┌──

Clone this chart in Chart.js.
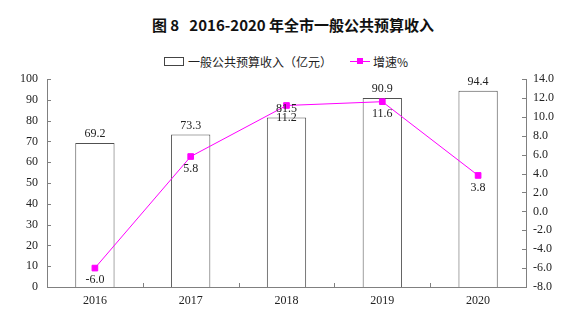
<!DOCTYPE html>
<html>
<head>
<meta charset="utf-8">
<script src="https://cdn.jsdelivr.net/npm/chart.js"></script>
<style>
	html, body { margin: 0; padding: 0; background: #fff; }
	#wrap { position: relative; width: 586px; height: 325px; }
	#title {
		position: absolute; left: 0; top: 14px; width: 586px; text-align: center;
		font: 15px "Noto Sans CJK SC", sans-serif; font-weight: 600; color: #111;
	}
	#legend {
		position: absolute; left: 164px; top: 52px; height: 18px;
		font: 12px "Noto Sans CJK SC", sans-serif; color: #222;
		display: flex; align-items: center; white-space: nowrap;
	}
	.box { width: 18px; height: 7px; border: 1px solid #444; background: #fff; margin-right: 4px; }
	.ln { position: relative; width: 20px; height: 1px; background: #ff00ff; margin: 0 3px 0 18px; }
	.ln i { position: absolute; left: 7px; top: -3px; width: 6px; height: 6px; background: #ff00ff; }
	canvas { position: absolute; left: 0; top: 0; }
</style>
</head>
<body>
<div id="wrap">
	<div id="title">图 8&nbsp;&nbsp;&nbsp;2016-2020 年全市一般公共预算收入</div>
	<div id="legend">
		<span class="box"></span><span>一般公共预算收入（亿元）</span>
		<span class="ln"><i></i></span><span>增速%</span>
	</div>
	<canvas id="revenue-chart" width="586" height="325"></canvas>
</div>
<script>
	const years = ['2016', '2017', '2018', '2019', '2020'];
	const revenue = [69.2, 73.3, 81.5, 90.9, 94.4];   // 亿元
	const growth = [-6.0, 5.8, 11.2, 11.6, 3.8];      // %

	const numFont = { family: '"Liberation Serif", "DejaVu Serif", serif', size: 12 };
	const axisColor = '#808080';

	// value labels: bars above the top, line points below the marker
	const valueLabels = {
		id: 'valueLabels',
		afterDatasetsDraw(chart) {
			const ctx = chart.ctx;
			ctx.save();
			ctx.font = '12px ' + numFont.family;
			ctx.fillStyle = '#222';
			ctx.textAlign = 'center';
			ctx.textBaseline = 'middle';
			chart.data.datasets.forEach((ds, i) => {
				chart.getDatasetMeta(i).data.forEach((el, j) => {
					const txt = ds.data[j].toFixed(1);
					if (ds.type === 'bar') {
						ctx.fillText(txt, el.x, el.y - 9);
					} else {
						ctx.fillText(txt, el.x, el.y + 12);
					}
				});
			});
			ctx.restore();
		}
	};

	// short tick marks pointing into the plot
	const innerTicks = {
		id: 'innerTicks',
		afterDraw(chart) {
			const ctx = chart.ctx;
			const area = chart.chartArea;
			const len = 4;
			ctx.save();
			ctx.strokeStyle = axisColor;
			ctx.lineWidth = 1;
			ctx.beginPath();
			chart.scales.y.ticks.forEach(t => {
				const y = Math.round(chart.scales.y.getPixelForValue(t.value)) + 0.5;
				ctx.moveTo(area.left, y);
				ctx.lineTo(area.left + len, y);
			});
			chart.scales.y1.ticks.forEach(t => {
				const y = Math.round(chart.scales.y1.getPixelForValue(t.value)) + 0.5;
				ctx.moveTo(area.right, y);
				ctx.lineTo(area.right - len, y);
			});
			const xs = chart.scales.x;
			for (let i = 1; i < years.length; i++) {
				const x = Math.round((xs.getPixelForValue(i - 1) + xs.getPixelForValue(i)) / 2) + 0.5;
				ctx.moveTo(x, area.bottom);
				ctx.lineTo(x, area.bottom - len);
			}
			ctx.stroke();
			ctx.restore();
		}
	};

	new Chart(document.getElementById('revenue-chart'), {
		data: {
			labels: years,
			datasets: [
				{
					type: 'line',
					label: '增速%',
					data: growth,
					yAxisID: 'y1',
					borderColor: '#ff00ff',
					backgroundColor: '#ff00ff',
					borderWidth: 1,
					pointStyle: 'rect',
					pointRadius: 4,
					pointHoverRadius: 4,
					tension: 0,
					order: 0
				},
				{
					type: 'bar',
					label: '一般公共预算收入（亿元）',
					data: revenue,
					yAxisID: 'y',
					backgroundColor: '#ffffff',
					borderColor: '#505050',
					borderWidth: 1,
					categoryPercentage: 1,
					barPercentage: 0.41,
					order: 1
				}
			]
		},
		options: {
			responsive: false,
			animation: false,
			layout: { padding: { top: 79, left: 0, right: 0, bottom: 0 } },
			plugins: {
				legend: { display: false },
				tooltip: { enabled: false }
			},
			scales: {
				x: {
					offset: true,
					grid: { display: false, drawTicks: false, offset: true },
					border: { display: true, color: axisColor },
					ticks: { color: '#222', font: numFont, padding: 7 },
					afterFit(s) { s.height = 38; }
				},
				y: {
					position: 'left',
					min: 0,
					max: 100,
					grid: { display: false, drawTicks: false },
					border: { display: true, color: axisColor },
					ticks: { stepSize: 10, color: '#222', font: numFont, padding: 9 },
					afterFit(s) { s.width = 47; }
				},
				y1: {
					position: 'right',
					min: -8,
					max: 14,
					grid: { display: false, drawTicks: false },
					border: { display: true, color: axisColor },
					ticks: {
						stepSize: 2,
						color: '#222',
						font: numFont,
						padding: 7,
						callback: v => v.toFixed(1)
					},
					afterFit(s) { s.width = 60; }
				}
			}
		},
		plugins: [valueLabels, innerTicks]
	});
</script>
</body>
</html>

└──

Reproduce the data word for word, excluding its pictures.

Clone this chart in Chart.js.
<!DOCTYPE html>
<html>
<head>
<meta charset="utf-8">
<script src="https://cdn.jsdelivr.net/npm/chart.js"></script>
<style>
	html, body { margin: 0; padding: 0; background: #fff; }
	#wrap { position: relative; width: 586px; height: 325px; }
	#title {
		position: absolute; left: 0; top: 14px; width: 586px; text-align: center;
		font: 15px "Noto Sans CJK SC", sans-serif; font-weight: 600; color: #111;
	}
	#legend {
		position: absolute; left: 164px; top: 52px; height: 18px;
		font: 12px "Noto Sans CJK SC", sans-serif; color: #222;
		display: flex; align-items: center; white-space: nowrap;
	}
	.box { width: 18px; height: 7px; border: 1px solid #444; background: #fff; margin-right: 4px; }
	.ln { position: relative; width: 20px; height: 1px; background: #ff00ff; margin: 0 3px 0 18px; }
	.ln i { position: absolute; left: 7px; top: -3px; width: 6px; height: 6px; background: #ff00ff; }
	canvas { position: absolute; left: 0; top: 0; }
</style>
</head>
<body>
<div id="wrap">
	<div id="title">图 8&nbsp;&nbsp;&nbsp;2016-2020 年全市一般公共预算收入</div>
	<div id="legend">
		<span class="box"></span><span>一般公共预算收入（亿元）</span>
		<span class="ln"><i></i></span><span>增速%</span>
	</div>
	<canvas id="revenue-chart" width="586" height="325"></canvas>
</div>
<script>
	const years = ['2016', '2017', '2018', '2019', '2020'];
	const revenue = [69.2, 73.3, 81.5, 90.9, 94.4];   // 亿元
	const growth = [-6.0, 5.8, 11.2, 11.6, 3.8];      // %

	const numFont = { family: '"Liberation Serif", "DejaVu Serif", serif', size: 12 };
	const axisColor = '#808080';

	// value labels: bars above the top, line points below the marker
	const valueLabels = {
		id: 'valueLabels',
		afterDatasetsDraw(chart) {
			const ctx = chart.ctx;
			ctx.save();
			ctx.font = '12px ' + numFont.family;
			ctx.fillStyle = '#222';
			ctx.textAlign = 'center';
			ctx.textBaseline = 'middle';
			chart.data.datasets.forEach((ds, i) => {
				chart.getDatasetMeta(i).data.forEach((el, j) => {
					const txt = ds.data[j].toFixed(1);
					if (ds.type === 'bar') {
						ctx.fillText(txt, el.x, el.y - 9);
					} else {
						ctx.fillText(txt, el.x, el.y + 12);
					}
				});
			});
			ctx.restore();
		}
	};

	// short tick marks pointing into the plot
	const innerTicks = {
		id: 'innerTicks',
		afterDraw(chart) {
			const ctx = chart.ctx;
			const area = chart.chartArea;
			const len = 4;
			ctx.save();
			ctx.strokeStyle = axisColor;
			ctx.lineWidth = 1;
			ctx.beginPath();
			chart.scales.y.ticks.forEach(t => {
				const y = Math.round(chart.scales.y.getPixelForValue(t.value)) + 0.5;
				ctx.moveTo(area.left, y);
				ctx.lineTo(area.left + len, y);
			});
			chart.scales.y1.ticks.forEach(t => {
				const y = Math.round(chart.scales.y1.getPixelForValue(t.value)) + 0.5;
				ctx.moveTo(area.right, y);
				ctx.lineTo(area.right - len, y);
			});
			const xs = chart.scales.x;
			for (let i = 1; i < years.length; i++) {
				const x = Math.round((xs.getPixelForValue(i - 1) + xs.getPixelForValue(i)) / 2) + 0.5;
				ctx.moveTo(x, area.bottom);
				ctx.lineTo(x, area.bottom - len);
			}
			ctx.stroke();
			ctx.restore();
		}
	};

	new Chart(document.getElementById('revenue-chart'), {
		data: {
			labels: years,
			datasets: [
				{
					type: 'line',
					label: '增速%',
					data: growth,
					yAxisID: 'y1',
					borderColor: '#ff00ff',
					backgroundColor: '#ff00ff',
					borderWidth: 1,
					pointStyle: 'rect',
					pointRadius: 4,
					pointHoverRadius: 4,
					tension: 0,
					order: 0
				},
				{
					type: 'bar',
					label: '一般公共预算收入（亿元）',
					data: revenue,
					yAxisID: 'y',
					backgroundColor: '#ffffff',
					borderColor: '#505050',
					borderWidth: 1,
					categoryPercentage: 1,
					barPercentage: 0.41,
					order: 1
				}
			]
		},
		options: {
			responsive: false,
			animation: false,
			layout: { padding: { top: 79, left: 0, right: 0, bottom: 0 } },
			plugins: {
				legend: { display: false },
				tooltip: { enabled: false }
			},
			scales: {
				x: {
					offset: true,
					grid: { display: false, drawTicks: false, offset: true },
					border: { display: true, color: axisColor },
					ticks: { color: '#222', font: numFont, padding: 7 },
					afterFit(s) { s.height = 38; }
				},
				y: {
					position: 'left',
					min: 0,
					max: 100,
					grid: { display: false, drawTicks: false },
					border: { display: true, color: axisColor },
					ticks: { stepSize: 10, color: '#222', font: numFont, padding: 9 },
					afterFit(s) { s.width = 47; }
				},
				y1: {
					position: 'right',
					min: -8,
					max: 14,
					grid: { display: false, drawTicks: false },
					border: { display: true, color: axisColor },
					ticks: {
						stepSize: 2,
						color: '#222',
						font: numFont,
						padding: 7,
						callback: v => v.toFixed(1)
					},
					afterFit(s) { s.width = 60; }
				}
			}
		},
		plugins: [valueLabels, innerTicks]
	});
</script>
</body>
</html>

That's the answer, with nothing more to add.